During the initial rise, you can choose to fold the dough every 45 minutes or so—I’ve done it both ways and I really don’t notice a huge difference, so it’s up to you. This isn’t a bread that will rise very high, so it’s less crucial to build strength in your dough (which is what folding achieves); that being said, a stronger dough will support a more “hole-y” structure, which is what you want.
(Between you and me, I fold when I remember or when I happen to be around during the rising time. And if not, I don’t!)
Ciabatta is traditionally dusted with flour. I drizzle the top of mine with olive oil instead. Why? Obviously, it’s delicious. Also, when my mom makes this bread as she often does, she reeealllly coats the dough in oil and the resulting crust is so golden and soaked in olive oil that you can’t possibly imagine making it any other way.
**I use silicone bowl covers for my doughs—you don’t want an airtight seal, but just something that loosely covers the bowl to prevent the dough from drying out. Plastic wrap works fine, or a shower cap even, or some sort of lid like a metal pot lid or plastic lid. Use what you have!
The Lightest Ciabatta
Adapted from an old King Arthur recipe; makes 2 loaves
Sponge (Overnight)
180 grams (1 1/2 cups) all-purpose flour
227 grams (1 cup) water
1/4 teaspoon instant yeast
Dough
Sponge (from above)
1 teaspoon instant yeast
180 grams (1 1/2 cups) all-purpose flour
1 1/2 teaspoons salt
1 teaspoon sugar
56 to 113 grams (1/4 to 1/2 cup) water
2 tablespoons olive oil
The night before you want to bake, mix together all of the sponge ingredients. Cover and let rest overnight (about 12 to 16 hours) at room temperature.
The next day, pour the sponge into the bowl of a stand mixer and add the remaining ingredients, starting with the smaller amount of water.
Mix at medium speed using the paddle attachment until the dough comes together. The dough should be quite wet and sticky; it should look impossible to knead but not soupy. If it doesn’t look quite wet enough, add the remaining water, 1 tablespoon at a time.

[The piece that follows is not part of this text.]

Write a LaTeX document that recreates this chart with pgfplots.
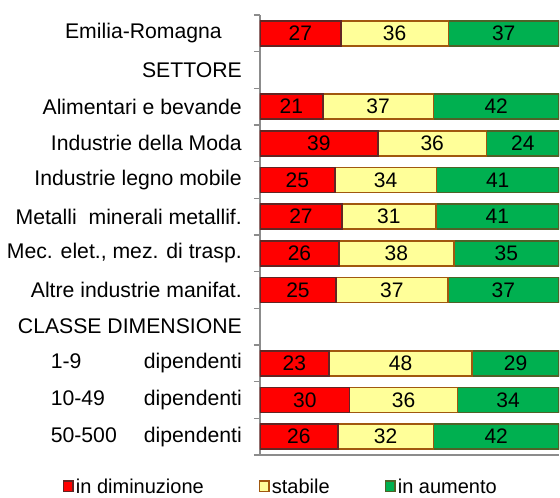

You may get nervous here! Know that the wetter the dough, the more of that big hole structure you’ll get in the final bread. Push the hydration as high as you can go without turning the dough liquidy.
Mix for about 8 to 10 minutes—the dough should look considerably smoother than when you started.'
Cover and let rise for about 1 1/2 hours—it should look puffy.
Generously grease a sheet pan with olive oil (the more the merrier!!!!) and turn the dough out onto it. Divide the dough in half (a bench knife works well here), and gently stretch/coax each half into a rectangle, but don’t worry too much about precision. Try to get them to be about the same size (aim for 10” long and about 4” wide).
Cover the pan (I usually just invert another sheet pan on top) and let proof for 1 to 2 hours—keep an eye on it, and bake when it looks airy and puffy but not too fragile. You should notice some large air bubbles forming on the surface.
Towards the end of the rising time, preheat the oven to 450 degrees F (I’ve baked it at 425 also which is fine).
Uncover the pan and slide it into the oven. Throw a handful of ice into the bottom of the oven and shut the door quickly—this will create steam to give it a nice crust.
Bake for about 20 to 25 minutes, or until golden brown on top. Remove from the oven; to ensure a very crisp crust, you can transfer the loaves immediately to a wire rack, turn off the oven, and place the breads on the rack back in the oven. Sometimes I find that this dries out the bread a bit—you can try it, and see what you think.